Signe du changement, la fièvre électorale s'est emparée de la province, où les campagnes des scrutins précédents étaient mornes, voire presque clandestines, car les jihadistes multipliaient les menaces contre les candidats et les attentats contre les bureaux de vote.

Même si l'EI vient de réitérer ses menaces contre les sunnites qui participeraient aux élections, les affiches sont partout et des candidats ont ouvert des bureaux pour recevoir les électeurs, du jamais vu.

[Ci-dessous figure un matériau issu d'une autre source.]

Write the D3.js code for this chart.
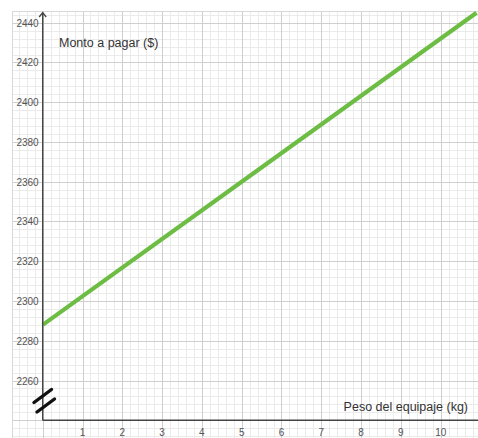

Plus étonnant encore, figure une liste d'al-Fatah, dirigée par Hadi al-Ameri, qui symbolisait il y a peu, pour beaucoup de sunnites, l'abomination car il avait combattu du côté de l'Iran dans la guerre avec l'Irak (1980-88) et était accusé d'avoir initié des escadrons de la mort contre des sunnites au pire moment des tensions confessionnelles, il y a dix ans.

- Retour du sentiment national ? -

"Le temps du changement est venu. Anbar assistera à une révolution sociale et politique et choisira les hommes qui peuvent mener le navire à la sécurité, car cette province a émergé d'une guerre féroce", assure Khalaf al-Jeblawi, candidat sur cette liste, soulignant le rôle "majeur" du Hachd dans cette bataille.

Car la focalisation du combat contre l'EI a peut-être aussi réussi à mettre au second plan le conflit entre sunnites et chiites.

"Les tensions confessionnelles sont un conflit du passé. Cela ne veut pas dire que les identités confessionnelles ont disparu mais le confessionnalisme n'est plus perçu comme la menace existentielle", note Fanar Haddad, chercheur associé à l'Institut du Moyen-Orient de l'université de Singapour.

"Après la défaite de Daech, il est possible que nous assistions au retour du sentiment national et une relatif déclin du réflexe pavlovien consistant à se positionner de façon confessionnelle", estime également Karim Bitar, de l'Institut des relations internationales et stratégiques (IRIS) à Paris.